**Task instructions:** Write out all the data again, exactly as it stands.

**Source material:**
============

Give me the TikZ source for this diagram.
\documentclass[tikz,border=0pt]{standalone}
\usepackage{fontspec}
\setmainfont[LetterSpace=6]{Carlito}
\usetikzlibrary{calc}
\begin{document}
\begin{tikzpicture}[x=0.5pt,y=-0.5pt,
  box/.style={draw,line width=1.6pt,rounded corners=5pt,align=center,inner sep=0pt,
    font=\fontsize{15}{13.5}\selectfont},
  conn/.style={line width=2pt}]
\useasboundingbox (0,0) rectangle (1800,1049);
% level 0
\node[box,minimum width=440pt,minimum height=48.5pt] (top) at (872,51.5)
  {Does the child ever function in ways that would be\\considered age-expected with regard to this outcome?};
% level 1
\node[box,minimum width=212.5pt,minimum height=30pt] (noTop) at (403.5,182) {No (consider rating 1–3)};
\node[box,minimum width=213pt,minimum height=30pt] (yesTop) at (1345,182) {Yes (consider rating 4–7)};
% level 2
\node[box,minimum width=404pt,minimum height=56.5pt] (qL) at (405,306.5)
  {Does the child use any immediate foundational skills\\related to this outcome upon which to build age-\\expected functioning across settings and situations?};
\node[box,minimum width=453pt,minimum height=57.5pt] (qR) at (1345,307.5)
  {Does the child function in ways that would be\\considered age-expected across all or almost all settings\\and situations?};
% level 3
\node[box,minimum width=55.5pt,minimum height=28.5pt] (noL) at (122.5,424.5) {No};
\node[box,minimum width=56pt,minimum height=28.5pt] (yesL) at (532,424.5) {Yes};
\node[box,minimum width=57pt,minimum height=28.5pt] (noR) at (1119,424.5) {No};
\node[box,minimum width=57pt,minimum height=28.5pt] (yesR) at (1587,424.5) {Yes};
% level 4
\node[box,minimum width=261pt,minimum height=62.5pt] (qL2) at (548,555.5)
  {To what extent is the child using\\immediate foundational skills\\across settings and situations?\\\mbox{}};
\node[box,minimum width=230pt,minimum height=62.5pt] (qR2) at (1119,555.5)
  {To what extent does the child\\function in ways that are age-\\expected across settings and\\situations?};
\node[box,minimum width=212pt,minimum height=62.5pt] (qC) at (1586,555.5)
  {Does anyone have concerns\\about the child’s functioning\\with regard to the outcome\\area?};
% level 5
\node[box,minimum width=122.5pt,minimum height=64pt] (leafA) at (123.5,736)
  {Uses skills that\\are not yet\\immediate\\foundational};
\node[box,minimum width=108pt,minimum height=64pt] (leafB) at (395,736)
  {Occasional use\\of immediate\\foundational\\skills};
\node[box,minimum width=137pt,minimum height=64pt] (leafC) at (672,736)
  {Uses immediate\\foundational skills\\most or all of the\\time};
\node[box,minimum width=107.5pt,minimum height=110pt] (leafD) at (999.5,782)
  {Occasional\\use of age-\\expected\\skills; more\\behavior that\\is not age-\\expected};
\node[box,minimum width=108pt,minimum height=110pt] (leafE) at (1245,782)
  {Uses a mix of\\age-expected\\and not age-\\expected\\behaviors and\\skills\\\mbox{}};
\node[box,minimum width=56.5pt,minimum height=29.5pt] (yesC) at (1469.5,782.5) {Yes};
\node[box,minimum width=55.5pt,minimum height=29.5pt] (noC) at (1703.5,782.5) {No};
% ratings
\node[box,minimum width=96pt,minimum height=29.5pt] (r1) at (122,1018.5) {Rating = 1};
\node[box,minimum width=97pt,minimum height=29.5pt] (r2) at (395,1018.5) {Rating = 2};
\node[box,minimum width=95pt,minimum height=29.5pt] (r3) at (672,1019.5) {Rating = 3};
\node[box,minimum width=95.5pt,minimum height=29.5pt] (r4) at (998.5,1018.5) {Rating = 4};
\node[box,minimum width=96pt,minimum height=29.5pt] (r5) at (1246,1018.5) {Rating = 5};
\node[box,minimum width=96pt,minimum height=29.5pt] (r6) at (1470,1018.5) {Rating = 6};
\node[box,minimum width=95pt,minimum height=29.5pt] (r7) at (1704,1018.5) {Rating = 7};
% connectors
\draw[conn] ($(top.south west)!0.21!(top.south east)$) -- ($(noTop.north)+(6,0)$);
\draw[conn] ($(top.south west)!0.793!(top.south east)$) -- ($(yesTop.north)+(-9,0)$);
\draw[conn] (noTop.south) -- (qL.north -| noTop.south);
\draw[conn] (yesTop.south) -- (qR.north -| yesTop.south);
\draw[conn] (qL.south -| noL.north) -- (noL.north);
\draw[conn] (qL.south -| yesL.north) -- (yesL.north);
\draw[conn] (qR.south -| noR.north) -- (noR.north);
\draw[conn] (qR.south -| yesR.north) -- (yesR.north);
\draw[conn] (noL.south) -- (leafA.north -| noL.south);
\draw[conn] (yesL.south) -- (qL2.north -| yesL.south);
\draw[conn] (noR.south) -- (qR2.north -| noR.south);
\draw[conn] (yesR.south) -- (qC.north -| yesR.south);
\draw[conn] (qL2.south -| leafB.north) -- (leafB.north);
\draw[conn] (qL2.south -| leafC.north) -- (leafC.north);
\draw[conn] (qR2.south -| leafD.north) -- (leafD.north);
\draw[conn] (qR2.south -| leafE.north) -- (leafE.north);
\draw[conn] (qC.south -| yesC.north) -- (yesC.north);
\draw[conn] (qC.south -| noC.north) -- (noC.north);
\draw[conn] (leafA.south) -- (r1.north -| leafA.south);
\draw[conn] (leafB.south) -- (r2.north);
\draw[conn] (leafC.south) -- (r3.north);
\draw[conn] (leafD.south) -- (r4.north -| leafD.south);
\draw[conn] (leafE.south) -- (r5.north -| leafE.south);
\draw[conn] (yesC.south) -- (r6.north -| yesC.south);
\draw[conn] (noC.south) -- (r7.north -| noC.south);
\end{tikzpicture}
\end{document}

============

**Result below:**
Give me the TikZ source for this diagram.
\documentclass[tikz,border=0pt]{standalone}
\usepackage{fontspec}
\setmainfont[LetterSpace=6]{Carlito}
\usetikzlibrary{calc}
\begin{document}
\begin{tikzpicture}[x=0.5pt,y=-0.5pt,
  box/.style={draw,line width=1.6pt,rounded corners=5pt,align=center,inner sep=0pt,
    font=\fontsize{15}{13.5}\selectfont},
  conn/.style={line width=2pt}]
\useasboundingbox (0,0) rectangle (1800,1049);
% level 0
\node[box,minimum width=440pt,minimum height=48.5pt] (top) at (872,51.5)
  {Does the child ever function in ways that would be\\considered age-expected with regard to this outcome?};
% level 1
\node[box,minimum width=212.5pt,minimum height=30pt] (noTop) at (403.5,182) {No (consider rating 1–3)};
\node[box,minimum width=213pt,minimum height=30pt] (yesTop) at (1345,182) {Yes (consider rating 4–7)};
% level 2
\node[box,minimum width=404pt,minimum height=56.5pt] (qL) at (405,306.5)
  {Does the child use any immediate foundational skills\\related to this outcome upon which to build age-\\expected functioning across settings and situations?};
\node[box,minimum width=453pt,minimum height=57.5pt] (qR) at (1345,307.5)
  {Does the child function in ways that would be\\considered age-expected across all or almost all settings\\and situations?};
% level 3
\node[box,minimum width=55.5pt,minimum height=28.5pt] (noL) at (122.5,424.5) {No};
\node[box,minimum width=56pt,minimum height=28.5pt] (yesL) at (532,424.5) {Yes};
\node[box,minimum width=57pt,minimum height=28.5pt] (noR) at (1119,424.5) {No};
\node[box,minimum width=57pt,minimum height=28.5pt] (yesR) at (1587,424.5) {Yes};
% level 4
\node[box,minimum width=261pt,minimum height=62.5pt] (qL2) at (548,555.5)
  {To what extent is the child using\\immediate foundational skills\\across settings and situations?\\\mbox{}};
\node[box,minimum width=230pt,minimum height=62.5pt] (qR2) at (1119,555.5)
  {To what extent does the child\\function in ways that are age-\\expected across settings and\\situations?};
\node[box,minimum width=212pt,minimum height=62.5pt] (qC) at (1586,555.5)
  {Does anyone have concerns\\about the child’s functioning\\with regard to the outcome\\area?};
% level 5
\node[box,minimum width=122.5pt,minimum height=64pt] (leafA) at (123.5,736)
  {Uses skills that\\are not yet\\immediate\\foundational};
\node[box,minimum width=108pt,minimum height=64pt] (leafB) at (395,736)
  {Occasional use\\of immediate\\foundational\\skills};
\node[box,minimum width=137pt,minimum height=64pt] (leafC) at (672,736)
  {Uses immediate\\foundational skills\\most or all of the\\time};
\node[box,minimum width=107.5pt,minimum height=110pt] (leafD) at (999.5,782)
  {Occasional\\use of age-\\expected\\skills; more\\behavior that\\is not age-\\expected};
\node[box,minimum width=108pt,minimum height=110pt] (leafE) at (1245,782)
  {Uses a mix of\\age-expected\\and not age-\\expected\\behaviors and\\skills\\\mbox{}};
\node[box,minimum width=56.5pt,minimum height=29.5pt] (yesC) at (1469.5,782.5) {Yes};
\node[box,minimum width=55.5pt,minimum height=29.5pt] (noC) at (1703.5,782.5) {No};
% ratings
\node[box,minimum width=96pt,minimum height=29.5pt] (r1) at (122,1018.5) {Rating = 1};
\node[box,minimum width=97pt,minimum height=29.5pt] (r2) at (395,1018.5) {Rating = 2};
\node[box,minimum width=95pt,minimum height=29.5pt] (r3) at (672,1019.5) {Rating = 3};
\node[box,minimum width=95.5pt,minimum height=29.5pt] (r4) at (998.5,1018.5) {Rating = 4};
\node[box,minimum width=96pt,minimum height=29.5pt] (r5) at (1246,1018.5) {Rating = 5};
\node[box,minimum width=96pt,minimum height=29.5pt] (r6) at (1470,1018.5) {Rating = 6};
\node[box,minimum width=95pt,minimum height=29.5pt] (r7) at (1704,1018.5) {Rating = 7};
% connectors
\draw[conn] ($(top.south west)!0.21!(top.south east)$) -- ($(noTop.north)+(6,0)$);
\draw[conn] ($(top.south west)!0.793!(top.south east)$) -- ($(yesTop.north)+(-9,0)$);
\draw[conn] (noTop.south) -- (qL.north -| noTop.south);
\draw[conn] (yesTop.south) -- (qR.north -| yesTop.south);
\draw[conn] (qL.south -| noL.north) -- (noL.north);
\draw[conn] (qL.south -| yesL.north) -- (yesL.north);
\draw[conn] (qR.south -| noR.north) -- (noR.north);
\draw[conn] (qR.south -| yesR.north) -- (yesR.north);
\draw[conn] (noL.south) -- (leafA.north -| noL.south);
\draw[conn] (yesL.south) -- (qL2.north -| yesL.south);
\draw[conn] (noR.south) -- (qR2.north -| noR.south);
\draw[conn] (yesR.south) -- (qC.north -| yesR.south);
\draw[conn] (qL2.south -| leafB.north) -- (leafB.north);
\draw[conn] (qL2.south -| leafC.north) -- (leafC.north);
\draw[conn] (qR2.south -| leafD.north) -- (leafD.north);
\draw[conn] (qR2.south -| leafE.north) -- (leafE.north);
\draw[conn] (qC.south -| yesC.north) -- (yesC.north);
\draw[conn] (qC.south -| noC.north) -- (noC.north);
\draw[conn] (leafA.south) -- (r1.north -| leafA.south);
\draw[conn] (leafB.south) -- (r2.north);
\draw[conn] (leafC.south) -- (r3.north);
\draw[conn] (leafD.south) -- (r4.north -| leafD.south);
\draw[conn] (leafE.south) -- (r5.north -| leafE.south);
\draw[conn] (yesC.south) -- (r6.north -| yesC.south);
\draw[conn] (noC.south) -- (r7.north -| noC.south);
\end{tikzpicture}
\end{document}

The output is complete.